Task requirements — Leave out the pictures and retype only the lines from the opening line to the line that holds "Chart.register(...registerables);", both ends included.

>> BEGIN Dataset extract

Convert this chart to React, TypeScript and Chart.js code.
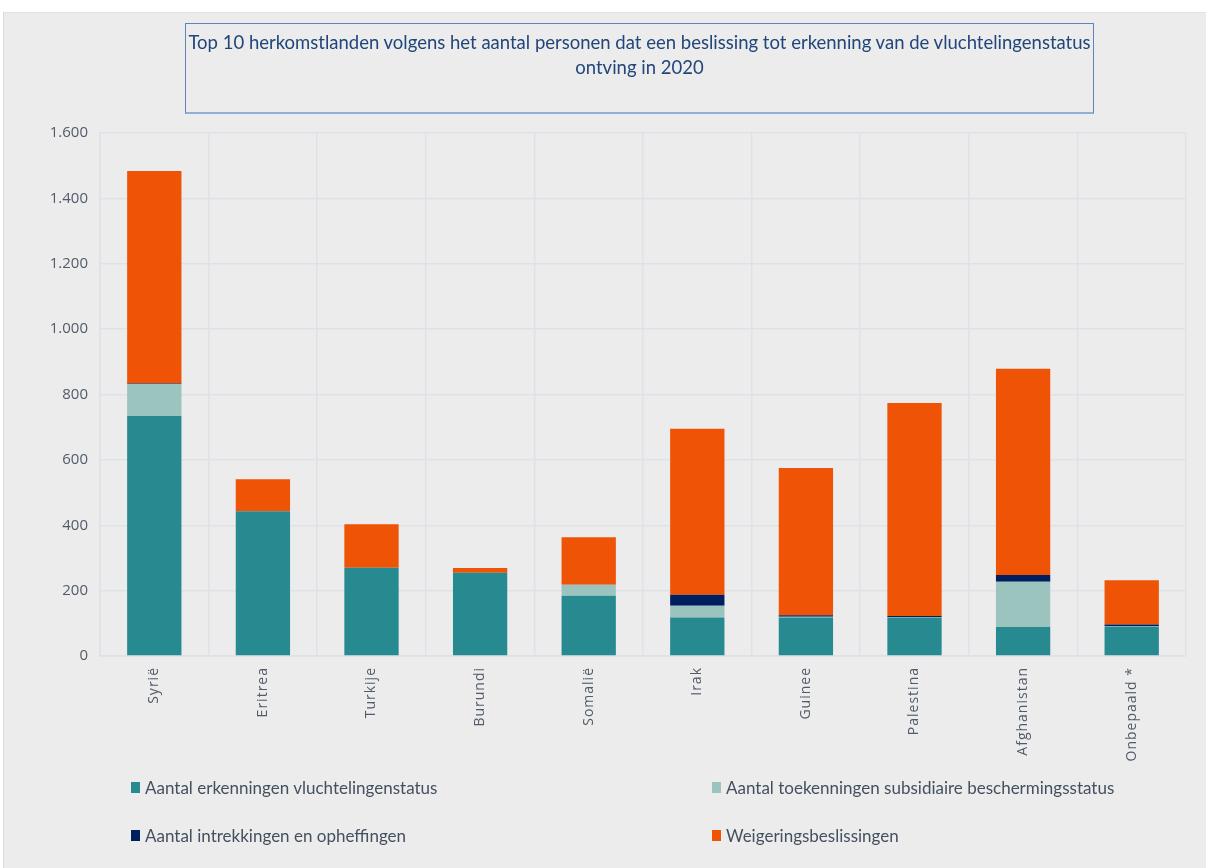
import React, { useEffect, useRef } from "react";
import { Chart, registerables } from "chart.js";

Chart.register(...registerables);

const categories = ["Syrië", "Eritrea", "Turkije", "Burundi", "Somalië", "Irak", "Guinee", "Palestina", "Afghanistan", "Onbepaald *"];
const erkenningen = [734, 443, 270, 255, 184, 118, 118, 118, 89, 90];
const subsidiair = [97, 0, 0, 0, 34, 36, 2, 1, 138, 2];
const intrekkingen = [3, 0, 0, 0, 0, 33, 5, 3, 21, 4];
const weigeringen = [650, 98, 133, 14, 145, 508, 450, 652, 631, 136];

const seriesLabels = [
  "Aantal erkenningen vluchtelingenstatus",
  "Aantal toekenningen subsidiaire beschermingsstatus",
  "Aantal intrekkingen en opheffingen",
  "Weigeringsbeslissingen",
];
const seriesColors = ["#278A90", "#9BC4BE", "#001F5F", "#EF5305"];
const yTicks = [0, 200, 400, 600, 800, 1000, 1200, 1400, 1600];

const titleLines = [
  "Top 10 herkomstlanden volgens het aantal personen dat een beslissing tot erkenning van de vluchtelingenstatus",
  "ontving in 2020",
];

const gridColor = "#DDE2E9";

const spacingPlugin = {
  id: "xLabelSpacing",
  afterDatasetsDraw(chart: any) {
    chart.ctx.letterSpacing = "1px";
  },
  afterDraw(chart: any) {
    chart.ctx.letterSpacing = "0px";
  },
};

export default function App() {
  const canvasRef = useRef<HTMLCanvasElement | null>(null);

  useEffect(() => {
    document.body.style.margin = "0";
    const canvas = canvasRef.current;
    if (!canvas) return;
    const values = [erkenningen, subsidiair, intrekkingen, weigeringen];
    const chart = new Chart(canvas, {
      type: "bar",
      data: {
        labels: categories,
        datasets: values.map((v, i) => ({
          label: seriesLabels[i],
          data: v,
          backgroundColor: seriesColors[i],
          borderWidth: 0,
          barPercentage: 0.5,
          categoryPercentage: 1,
        })),
      },
      plugins: [spacingPlugin],
      options: {
        responsive: false,
        animation: false,
        devicePixelRatio: 1,
        layout: { padding: { left: 40, right: 20, top: 133, bottom: 72 } },
        plugins: {
          legend: { display: false },
          title: { display: false },
          tooltip: { enabled: false },
        },
        scales: {
          x: {
            stacked: true,
            clip: false,
            grid: { color: gridColor, lineWidth: 1.5, offset: true, drawTicks: false, z: 0 },
            border: { color: gridColor, width: 1.5, z: 0 },
            ticks: {
              z: 1,
              minRotation: 90,
              maxRotation: 90,
              autoSkip: false,
              padding: 11,
              color: "#525B68",
              font: { family: "Open Sans", size: 14 },
            },
            afterFit: (s: any) => {
              s.height = 140;
            },
          },
          y: {
            stacked: true,
            min: 0,
            max: 1600,
            afterBuildTicks: (s: any) => {
              s.ticks = yTicks.map((v) => ({ value: v }));
            },
            grid: { color: gridColor, lineWidth: 1.5, drawTicks: false },
            border: { color: gridColor, width: 1.5 },
            ticks: {
              padding: 12,
              color: "#525B68",
              font: { family: "Open Sans", size: 15 },
              callback: (v: any) => Number(v).toLocaleString("de-DE"),
            },
            afterFit: (s: any) => {
              s.width = 60;
            },
          },
        },
      },
    });
    return () => chart.destroy();
  }, []);

  const legendPos = [
    { left: 131, top: 787 },
    { left: 712, top: 787 },
    { left: 131, top: 835 },
    { left: 712, top: 835 },
  ];

  return (
    <div style={{ position: "relative", width: 1206, height: 868, background: "#FFFFFF", overflow: "hidden" }}>
      <div
        style={{
          position: "absolute",
          left: 3,
          top: 12,
          right: 0,
          bottom: 0,
          background: "#ECECEC",
          borderLeft: "1px solid #DADADA",
          borderTop: "1px solid #E2E2E2",
        }}
      />
      <canvas
        ref={canvasRef}
        width={1206}
        height={868}
        style={{ position: "absolute", left: 0, top: 0, width: 1206, height: 868 }}
      />
      <div
        style={{
          position: "absolute",
          left: 185,
          top: 23,
          width: 907,
          height: 82,
          border: "1px solid #5A86B8",
          borderBottom: "2px solid #8FAFD3",
          textAlign: "center",
          fontFamily: "Lato, 'Open Sans', sans-serif",
          fontSize: 18.5,
          lineHeight: "25px",
          color: "#22467A",
          paddingTop: 6,
          boxSizing: "content-box",
        }}
      >
        {titleLines.map((t, i) => (
          <div key={i} style={{ whiteSpace: "nowrap" }}>{t}</div>
        ))}
      </div>
      {seriesLabels.map((l, i) => (
        <div
          key={i}
          style={{
            position: "absolute",
            left: legendPos[i].left,
            top: legendPos[i].top - 11,
            height: 22,
            display: "flex",
            alignItems: "center",
            fontFamily: "Lato, 'Open Sans', sans-serif",
            fontSize: 17,
            color: "#44505F",
            whiteSpace: "nowrap",
          }}
        >
          <span style={{ display: "inline-block", width: 9, height: 11, background: seriesColors[i], marginRight: 5 }} />
          {l}
        </div>
      ))}
    </div>
  );
}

>> END Dataset extract

The answer —
Convert this chart to React, TypeScript and Chart.js code.
import React, { useEffect, useRef } from "react";
import { Chart, registerables } from "chart.js";

Chart.register(...registerables);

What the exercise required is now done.